Cassini: Saturn probe’s death plunge12/09/17Science & Technology
The international Cassini spacecraft at Saturn has executed the course correction which will inevitably send it to destruction at the end of the week.
The probe flew within 120,000km of Titan on Monday – an encounter which bent its trajectory enough to place it on a collision path with Saturn.
Now, it is inevitable that Cassini will plunge into Saturn’s atmosphere on Friday. The spacecraft will dismantle as it heads towards the clouds.
Since it arrived at Saturn 13 years ago, the probe has harnessed the gravity of Titan – the second largest moon in the Solar System – to slingshot itself into differing positions from which to study the planet and its surrounding rings.
The strategy has meant that Cassini has not had to fire up its propulsion system, which would consequently drain its fuel reserves when making large changes in direction.
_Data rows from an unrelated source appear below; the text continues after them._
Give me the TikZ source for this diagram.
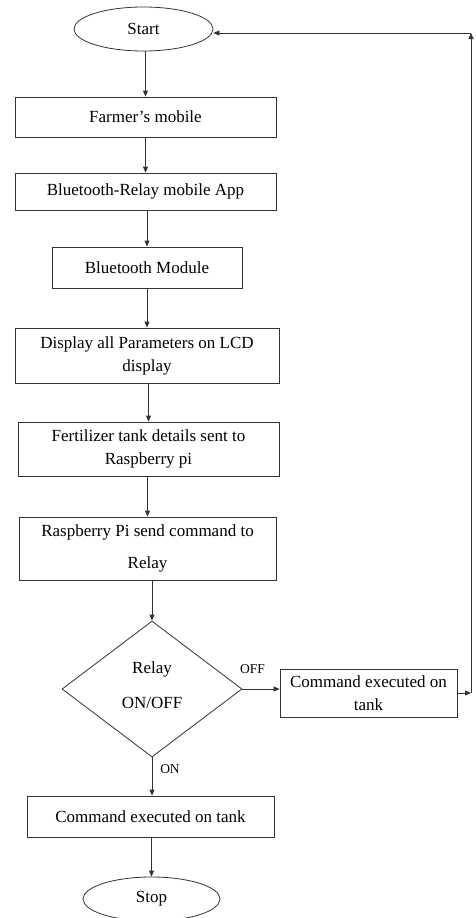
\documentclass[tikz,border=0pt]{standalone}
\usepackage{fontspec}
\setmainfont{Liberation Serif}
\usetikzlibrary{shapes.geometric,arrows.meta}
\tikzset{
  line/.style={draw=black!80, line width=0.8pt},
  box/.style={line, rectangle, inner sep=0pt, align=center, font=\fontsize{17}{23}\selectfont},
  term/.style={line, ellipse, inner sep=0pt, minimum width=139pt, minimum height=44pt, font=\fontsize{17}{23}\selectfont},
  decision/.style={line, diamond, inner sep=0pt, minimum width=180pt, minimum height=136pt, align=center, font=\fontsize{17}{23}\selectfont},
  flow/.style={line, -{Triangle[length=6pt,width=5pt]}},
  lbl/.style={font=\fontsize{13.5}{16}\selectfont, inner sep=0pt}
}
\begin{document}
\begin{tikzpicture}[x=1pt,y=-1pt]
\clip (0,0) rectangle (476,918);
\fill[white] (0,0) rectangle (476,918);

\node[term] (start) at (143.5,29) {Start};
\node[box, minimum width=261pt, minimum height=40pt] (farmer) at (145.5,117) {Farmer’s mobile};
\node[box, minimum width=261pt, minimum height=37pt] (app) at (145.5,191.5) {Bluetooth-Relay mobile App};
\node[box, minimum width=190pt, minimum height=41pt] (module) at (147,267.5) {Bluetooth Module};
\node[box, minimum width=264pt, minimum height=55pt] (lcd) at (147,355.5) {Display all Parameters on LCD\\display};
\node[box, minimum width=261pt, minimum height=54pt] (fert) at (148.5,449) {Fertilizer tank details sent to\\Raspberry pi};
\node[box, minimum width=257pt, minimum height=63pt] (rasp) at (147.5,548.5) {Raspberry Pi send command to\\[9pt]Relay};
\node[decision] (relay) at (152,689) {};
\node[font=\fontsize{17}{23}\selectfont, inner sep=0pt] (relaytxt) at (152,669) {Relay};
\node[font=\fontsize{17}{23}\selectfont, inner sep=0pt] (onofftxt) at (152,703) {ON/OFF};
\node[box, minimum width=177pt, minimum height=48pt] (cmdoff) at (368.5,693) {Command executed on\\tank};
\node[box, minimum width=247pt, minimum height=41pt] (cmdon) at (150.5,816.5) {Command executed on tank};
\node[term, minimum width=137pt] (stop) at (151.5,899) {Stop};

\node[lbl] (offl) at (252.5,669) {OFF};
\node[lbl] (onl) at (170,769) {ON};

\coordinate (c1) at (471,693);
\coordinate (c2) at (471,33);

\draw[flow] (farmer.north |- start.south) -- (farmer.north);
\draw[flow] (app.north |- farmer.south) -- (app.north);
\draw[flow] (module.north |- app.south) -- (module.north);
\draw[flow] (lcd.north |- module.south) -- (lcd.north);
\draw[flow] (fert.north |- lcd.south) -- (fert.north);
\draw[flow] (rasp.north |- fert.south) -- (rasp.north);
\draw[flow] (relay.north |- rasp.south) -- (relay.north);
\draw[flow] (relay.south) -- (relay.south |- cmdon.north);
\draw[flow] (stop.north |- cmdon.south) -- (stop.north);
\draw[flow] (relay.east) -- (cmdoff.west |- relay.east);
\draw[flow] (cmdoff.east) -- (c1);
\draw[flow] (c1) -- (c2);
\draw[flow] (c2) -- (start.east |- c2);
\end{tikzpicture}
\end{document}
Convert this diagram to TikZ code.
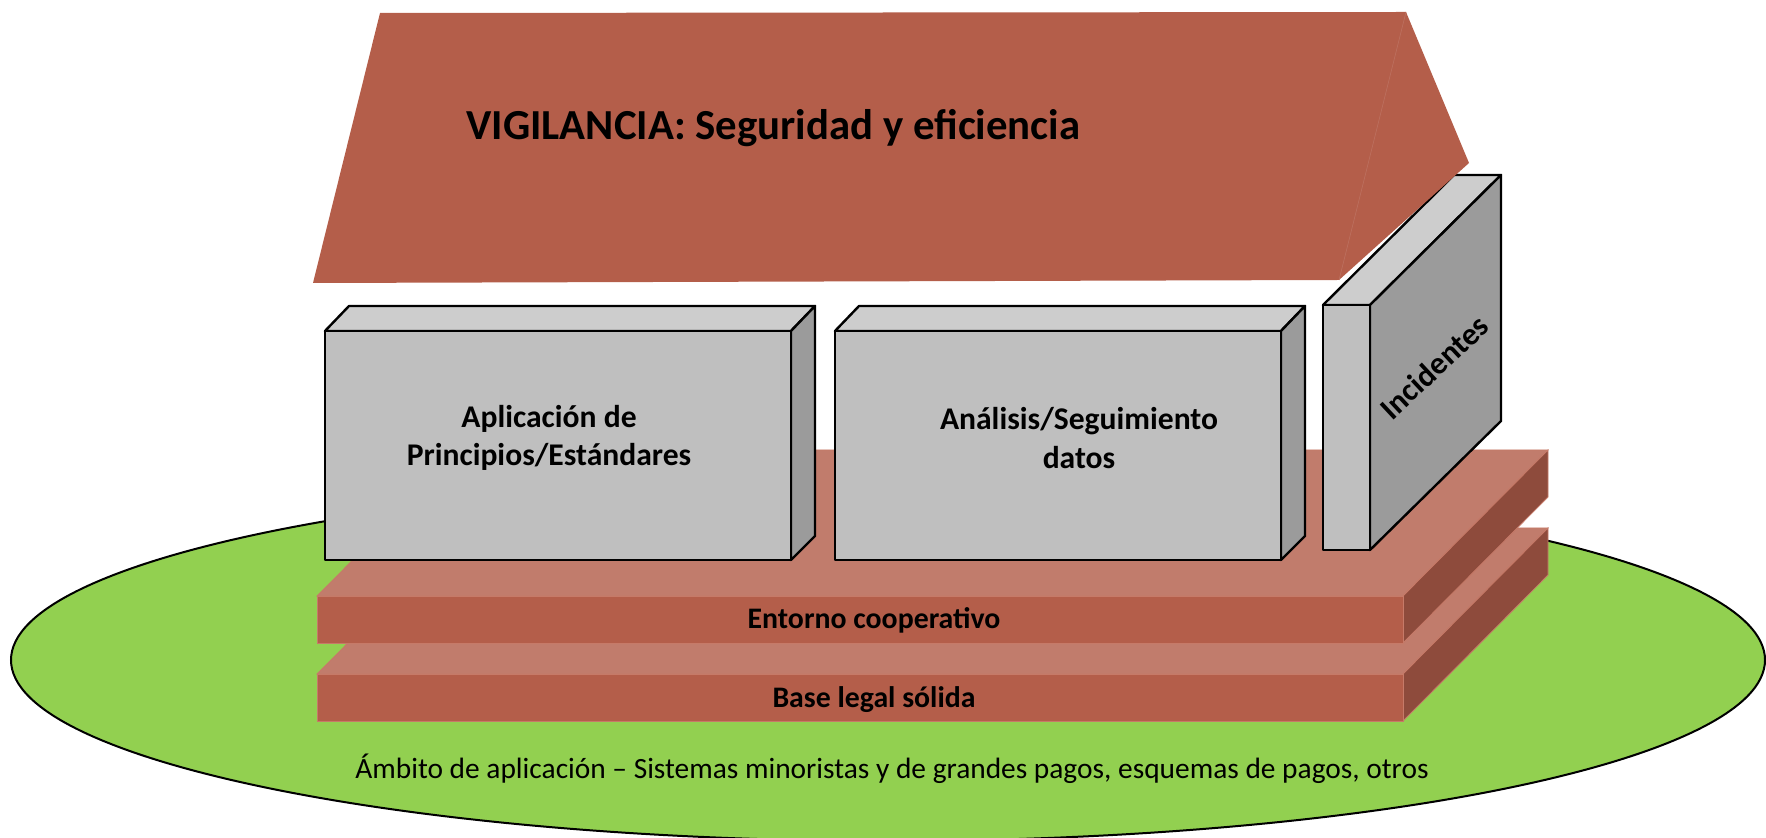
\documentclass[tikz,border=0pt]{standalone}
\usepackage{fontspec}
\setmainfont{Carlito}
\usetikzlibrary{positioning}

\definecolor{roofred}{RGB}{180,94,74}
\definecolor{slablight}{RGB}{193,124,108}
\definecolor{slabdark}{RGB}{142,75,60}
\definecolor{slabedge}{RGB}{198,122,104}
\definecolor{grayfront}{RGB}{191,191,191}
\definecolor{graytop}{RGB}{205,205,205}
\definecolor{grayside}{RGB}{155,155,155}
\definecolor{groundgreen}{RGB}{146,208,80}

\begin{document}
\begin{tikzpicture}[x=0.5pt,y=-0.5pt,
            frontface/.style={fill=grayfront,draw=black,line width=1.2pt,line join=round},
            topface/.style={fill=graytop,draw=black,line width=1.2pt,line join=round},
            sideface/.style={fill=grayside,draw=black,line width=1.2pt,line join=round},
            slabfront/.style={fill=roofred,draw=slabedge,line width=0.4pt},
            slabtop/.style={fill=slablight,draw=slabedge,line width=0.4pt},
            slabside/.style={fill=slabdark,draw=slabedge,line width=0.4pt},
            boxtext/.style={inner sep=0pt,font=\fontsize{15.8}{19.3}\selectfont\bfseries},
            slabtext/.style={inner sep=0pt,font=\fontsize{14.9}{18}\selectfont\bfseries},
            groundtext/.style={inner sep=0pt,font=\fontsize{14.7}{18}\selectfont}]
            \useasboundingbox (0,0) rectangle (1766,838);

            % ground
            \draw[fill=groundgreen,line width=1pt] (888,660) ellipse [x radius=877,y radius=181];

            % lower slab
            \filldraw[slabtop] (317,674) -- (462,528) -- (1548,528) -- (1403,674) -- cycle;
            \filldraw[slabside] (1403,674) -- (1548,528) -- (1548,575) -- (1403,721) -- cycle;
            \filldraw[slabfront] (317,674) rectangle (1403,721);

            % upper slab
            \filldraw[slabtop] (317,596) -- (462,450) -- (1548,450) -- (1403,596) -- cycle;
            \filldraw[slabside] (1403,596) -- (1548,450) -- (1548,497) -- (1403,643) -- cycle;
            \filldraw[slabfront] (317,596) rectangle (1403,643);

            % pillars
            \filldraw[topface] (325,331) -- (349,306) -- (815,306) -- (791,331) -- cycle;
            \filldraw[sideface] (791,331) -- (815,306) -- (815,536) -- (791,560) -- cycle;
            \filldraw[frontface] (325,331) rectangle (791,560);

            \filldraw[topface] (835,331) -- (859,306) -- (1305,306) -- (1281,331) -- cycle;
            \filldraw[sideface] (1281,331) -- (1305,306) -- (1305,536) -- (1281,560) -- cycle;
            \filldraw[frontface] (835,331) rectangle (1281,560);

            \filldraw[topface] (1323,305) -- (1454,175) -- (1501,175) -- (1370,305) -- cycle;
            \filldraw[sideface] (1370,305) -- (1501,175) -- (1501,421) -- (1370,550) -- cycle;
            \filldraw[frontface] (1323,305) rectangle (1370,550);

            % roof
            \fill[roofred] (380,13) -- (1406,12) -- (1469,163) -- (1339,280) -- (313,283) -- cycle;
            \draw[roofred!88!white,line width=0.3pt] (1406,12) -- (1339,280);

            \node[boxtext,anchor=base west,font=\fontsize{21.4}{26}\selectfont\bfseries] (vigilancia) at (466,140) {VIGILANCIA: Seguridad y eficiencia};
            \node[boxtext,align=center] (principios) at (549,438) {Aplicación de\\Principios/Estándares};
            \node[boxtext,align=center] (analisis) at (1079,438) {Análisis/Seguimiento\\datos};
            \node[boxtext,rotate=43] (incidentes) at (1434,367) {Incidentes};
            \node[slabtext,anchor=base] (entorno) at (874,629) {Entorno cooperativo};
            \node[slabtext,anchor=base] (baselegal) at (874,708) {Base legal sólida};
            \node[groundtext,anchor=base] (ambito) at (892,778) {Ámbito de aplicación – Sistemas minoristas y de grandes pagos, esquemas de pagos, otros};
          \end{tikzpicture}
\end{document}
Earl Maize, Cassini project manager at NASA’s Jet Propulsion Laboratory, Pasadena, California, said: “Cassini has been in a long-term relationship with Titan, with a new rendezvous nearly every month for more than a decade.
“This final encounter is something of a bittersweet goodbye, but as it has done throughout the mission, Titan’s gravity is once again sending Cassini where we need it to go.”
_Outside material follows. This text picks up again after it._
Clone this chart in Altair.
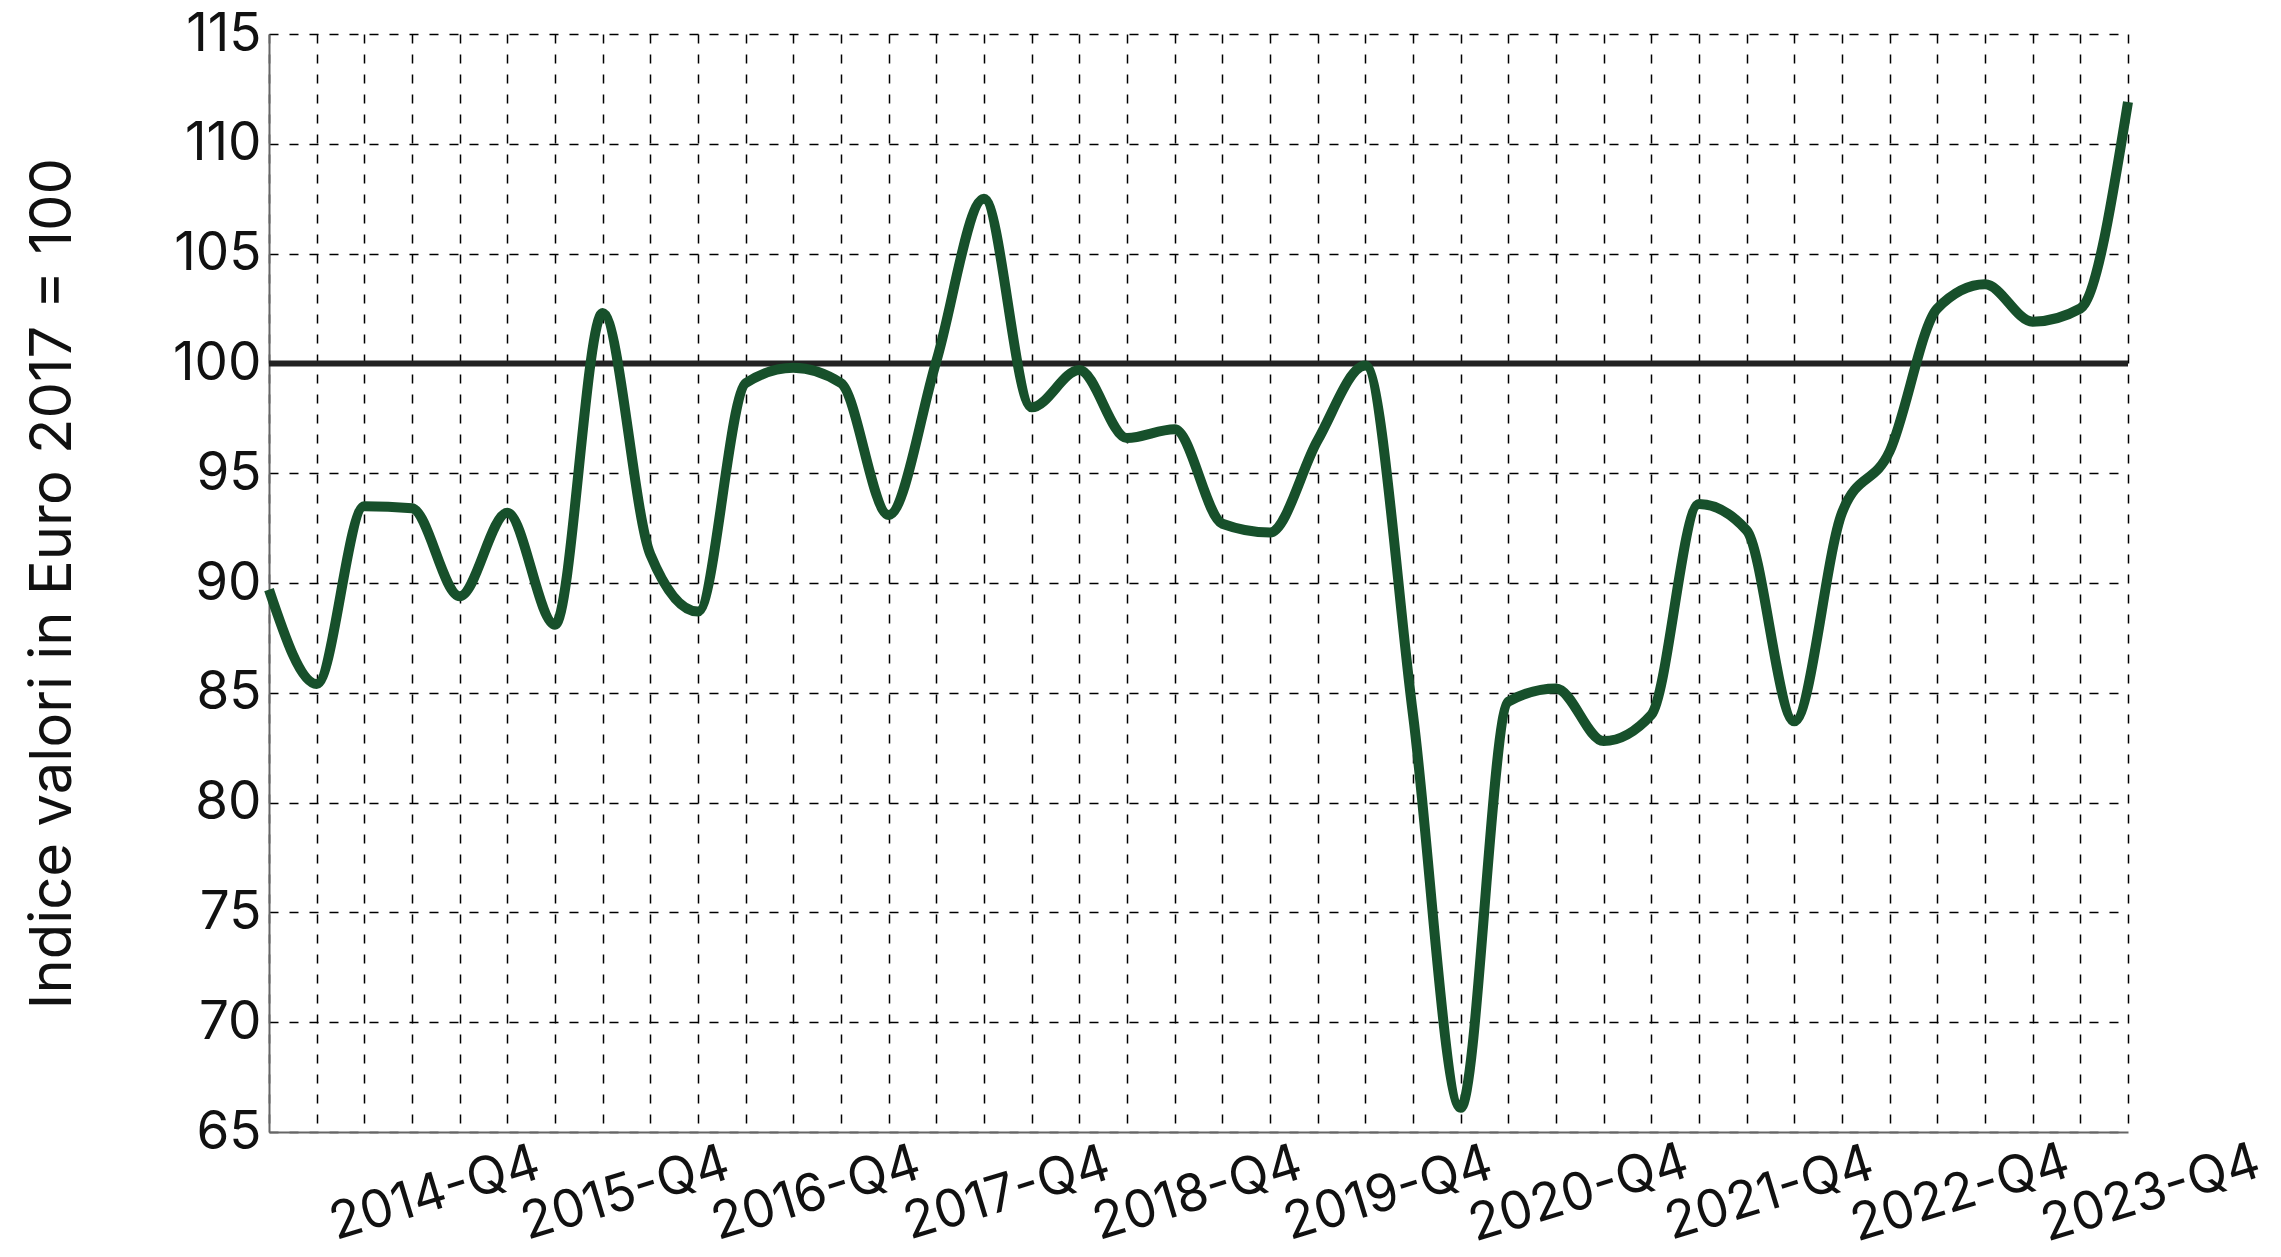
import altair as alt
import pandas as pd

years = list(range(2014, 2024))
quarters = [f"{y}-Q{q}" for y in years for q in (1, 2, 3, 4)]

index_values = [
    89.7, 85.4, 93.5, 93.4, 89.4, 93.2, 88.1, 102.3, 91.3, 88.7,
    99.1, 99.8, 99.1, 93.1, 100.1, 107.5, 98.0, 99.7, 96.6, 97.0,
    92.7, 92.3, 96.5, 99.9, 84.0, 66.1, 84.6, 85.2, 82.8, 84.0,
    93.6, 92.4, 83.7, 93.2, 96.0, 102.5, 103.6, 101.9, 102.5, 111.9,
]
reference_value = 100
y_ticks = list(range(65, 116, 5))

df = pd.DataFrame({"quarter": quarters, "value": index_values})

FONT = "Inter"
GREEN = "#17502B"

x_enc = alt.X(
    "quarter:O",
    sort=quarters,
    scale=alt.Scale(type="point", padding=0),
    axis=alt.Axis(
        title=None,
        labelExpr="indexof(datum.label, 'Q4') >= 0 ? datum.label : ''",
        labelAngle=-17,
        labelAlign="center",
        labelBaseline="top",
        labelPadding=37,
        labelOffset=15,
        labelOverlap=False,
        labelFlush=False,
        labelLimit=0,
        labelFont=FONT,
        labelFontSize=52,
        labelFontWeight=400,
        labelColor="#111",
        ticks=False,
        domainColor="#666",
        domainWidth=2,
        grid=True,
        gridColor="#000",
        gridDash=[9, 11],
        gridWidth=1.5,
    ),
)

y_scale = alt.Scale(domain=[65, 115], nice=False, zero=False)

base_line = alt.Chart(df).mark_line(
    color=GREEN, strokeWidth=10, interpolate="monotone"
).encode(
    x=x_enc,
    y=alt.Y(
        "value:Q",
        scale=y_scale,
        axis=alt.Axis(
            values=y_ticks,
            title="Indice valori in Euro 2017 = 100",
            titleFont=FONT,
            titleFontSize=58,
            titleFontWeight=400,
            titleColor="#111",
            titleX=-216,
            titleY=549,
            titleAngle=-90,
            titleAlign="center",
            titleBaseline="middle",
            labelFont=FONT,
            labelFontSize=53,
            labelFontWeight=400,
            labelColor="#111",
            labelPadding=8,
            ticks=False,
            domainColor="#666",
            domainWidth=2,
            grid=True,
            gridColor="#000",
            gridDash=[9, 11],
            gridWidth=1.5,
        ),
    ),
)

ref_rule = alt.Chart(pd.DataFrame({"ref": [reference_value]})).mark_rule(
    color="#222", strokeWidth=6
).encode(y=alt.Y("ref:Q", scale=y_scale))

chart = alt.layer(ref_rule, base_line).properties(
    width=1859,
    height=1098,
    autosize=alt.AutoSizeParams(type="none"),
    padding={"left": 261, "top": 26, "right": 145, "bottom": 124},
).configure_view(stroke=None)

chart.save("out.html", embed_options={"renderer": "svg", "actions": False})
In 2005, the spacecraft put a small robot called Huygens on its surface. From this it returned an image of rounded pebbles that had been smoothed by the action of flowing liquid methane. The hydrocarbon rains from Titan’s orange sky, running into huge seas at northern latitudes.
Cassini also observed what are assumed to be volcanoes, which expel an icy slush, and vast dunes made from a plastic-like sand.
The investigation of Titan – a 5,150km-wide moon – has been one of the outstanding successes of the Cassini mission. The probe recently passed Titan, gathering images and scientific data, which will be streamed back to Earth on Tuesday.
The Cassini-Huygens mission is a joint endeavour between NASA, and European and Italian space agencies.